Guarantor versus Co-signer

Business owners have a lot to worry about. Insurance, payroll, supplies, schedules, whether someone bought coffee, the list never stops. Acquiring vehicles for themselves and employees to get the work done is just one item on the list.

Moving right past the basic question of what vehicle will be best suited for the work at hand, is how to acquire the vehicle.

Also, assuming you have talked to your accountant about whether leasing or purchasing is the best option for you and your business write offs, let’s talk credit. How do you build business credit and not mount up personal debt at the same time? We consult many businesses who are instructed by dealerships that they also need their personal name on the paperwork, or worse yet, only in the company owner’s name.

The difference is being a guarantor, versus being a co-signer.

There is a basic difference between between being a guarantor versus being a co-signer. There can, however, be dramatic differences in how it affects you, and these small differences can be paperwork changes that can protect your personal assets.

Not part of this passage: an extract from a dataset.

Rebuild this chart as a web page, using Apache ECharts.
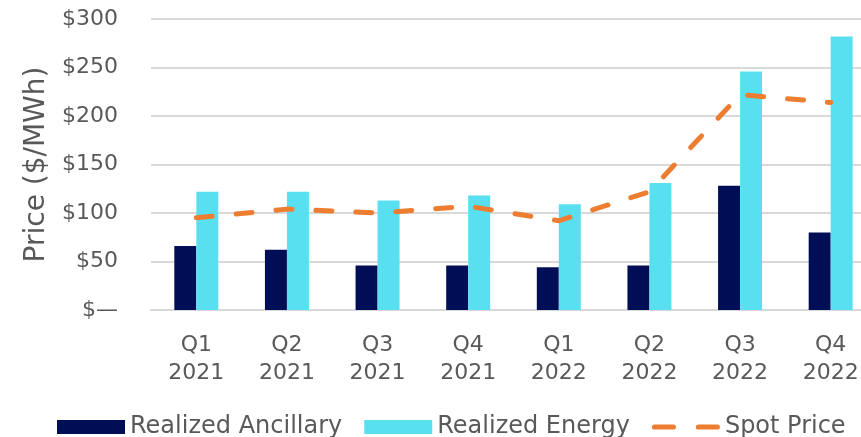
<!DOCTYPE html>
<html>
<head>
<meta charset="utf-8">
<script src="https://cdn.jsdelivr.net/npm/echarts@6/dist/echarts.min.js"></script>
<style>
  html, body { margin: 0; padding: 0; background: #fff; }
  #chart { width: 861px; height: 437px; overflow: hidden; }
</style>
</head>
<body>
<div id="chart"></div>
<script>
// Quarterly realized prices vs. spot price ($/MWh)
const quarters = ['Q1\n2021', 'Q2\n2021', 'Q3\n2021', 'Q4\n2021', 'Q1\n2022', 'Q2\n2022', 'Q3\n2022', 'Q4\n2022'];
const realizedAncillary = [66, 62, 46, 46, 44, 46, 128, 80];
const realizedEnergy = [122, 122, 113, 118, 109, 131, 246, 282];
const spotPrice = [95, 104, 100, 107, 92, 122, 222, 214];
const yTicks = [0, 50, 100, 150, 200, 250, 300];

const textColor = '#595959';
const font = 'DejaVu Sans, Verdana, sans-serif';
const dashIcon = 'path://M2.5,4.5H20.5A2.5,2.5 0 0 1 20.5,9.5H2.5A2.5,2.5 0 0 1 2.5,4.5Z' +
  'M44.5,4.5H62.5A2.5,2.5 0 0 1 62.5,9.5H44.5A2.5,2.5 0 0 1 44.5,4.5Z';

const chart = echarts.init(document.getElementById('chart'), null, { renderer: 'canvas' });
chart.setOption({
  animation: false,
  backgroundColor: '#ffffff',
  // plot area runs past the right edge of the canvas
  grid: { left: 151, width: 725, top: 19, bottom: 127, containLabel: false, outerBoundsMode: 'none' },
  legend: {
    bottom: -7,
    left: 52,
    itemGap: 22,
    itemWidth: 68,
    itemHeight: 14,
    textStyle: { color: textColor, fontSize: 24, fontFamily: font },
    data: [
      { name: 'Realized Ancillary', icon: 'rect' },
      { name: 'Realized Energy', icon: 'rect' },
      { name: 'Spot Price', icon: dashIcon, itemStyle: { color: '#ED7D31' }, lineStyle: { opacity: 0 } }
    ]
  },
  xAxis: {
    type: 'category',
    data: quarters,
    axisLine: { lineStyle: { color: '#d9d9d9', width: 2 } },
    axisTick: { show: false },
    axisLabel: { color: textColor, fontSize: 22, fontFamily: font, lineHeight: 28, margin: 21 }
  },
  yAxis: {
    type: 'value',
    min: yTicks[0],
    max: yTicks[yTicks.length - 1],
    interval: 50,
    name: 'Price ($/MWh)',
    nameLocation: 'middle',
    nameGap: 100,
    nameRotate: 90,
    nameTextStyle: { color: textColor, fontSize: 28, fontFamily: font },
    axisLine: { show: false },
    axisTick: { show: false },
    splitLine: { lineStyle: { color: '#d9d9d9', width: 2 } },
    axisLabel: {
      color: textColor, fontSize: 22, fontFamily: font, margin: 33,
      formatter: v => v === 0 ? '$—' : '$' + v
    }
  },
  series: [
    {
      name: 'Realized Ancillary',
      type: 'bar',
      data: realizedAncillary,
      barWidth: 22,
      barGap: '0%',
      itemStyle: { color: '#000F55' }
    },
    {
      name: 'Realized Energy',
      type: 'bar',
      data: realizedEnergy,
      barWidth: 22,
      barGap: '0%',
      itemStyle: { color: '#59E0F0' }
    },
    {
      name: 'Spot Price',
      type: 'line',
      data: spotPrice,
      symbol: 'none',
      z: 5,
      lineStyle: { color: '#ED7D31', width: 5, type: [16, 24], cap: 'round' },
      itemStyle: { color: '#ED7D31' }
    }
  ]
});
</script>
</body>
</html>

Option one: be a co-signer. Most people are more familiar with this option; whether a parent co-signed on a loan when we were young to help us build credit, or as a couple and both signing for a household vehicle. Different states have different laws on how this is viewed, so make sure you know your rights and laws. This simply put, means two names are printed on the paperwork, and both parties sign for the vehicle. In the case of a business, a co-applicant is an officer of the company and has their personal name and credit information tied to the loan on all of the paperwork.

Option two: be a guarantor. This is when an officer of the company who is looking to build the company’s credit adds their personal information on the loan application, but their name stays off the title and registration. The ultimate goal is to build the company’s credit enough to stand on it’s own, without the financial assistance of the officers of the company. This takes time and risk. So, to make it easier and less risky for business owners, banks offer the option to be a guarantor.

The application process itself is typically the same between a co-signer and guarantor. The company would supply the business info, federal tax identification number, an officer’s information and social security number of the officer. This officer’s information will establish the basis for the loan approval. Much like a young adult may turn to a family member to co-sign for a loan to start building their own credit, a young business will need the same help to get started. The advantage here is that businesses have the option to be a guarantor.

The advantage to the company officer as a guarantor is that the debt does not show up on their personal credit. The credit inquiry from the bank will appear, but the monthly payments and total debt owed will remain off of their personal credit. The exceptions to this vary from bank to bank, but unless there are late payments or the loan defaults, it will stay off of the officer’s credit.

Example: A business has 5 trucks or equipment loans that a business owner is a guarantor on, and the business owner has two personal vehicles with loans. The personal credit report will not show 7 loans, it will only show the two loans on their personal vehicles.

Each bank will have documents that the business officer will need to sign acknowledging that they understand payments will need to be made even if the company dissolves or stops making payments.

The other advantage is personal liability. If a personal name is on the registration and title of the vehicle, or equipment, then that person is equally liable for that equipment. Therefore, if the vehicle is in an accident, and deemed to be at fault by a company driver, that company and any person on the title are open to litigation directly. It is much more difficult for lawyers to target officers of a company if their names are not directly on the titles of the vehicles in this example.

Always consult your accountants, insurance agents, and seek legal counsel on how to best protect you and your company before making decisions. Since laws, and what is available vary from state to state it is always best to make sure you know your options before it is too late. No one wants to see business owners work so hard to build their business from scratch all to lose it over some simple paperwork changes.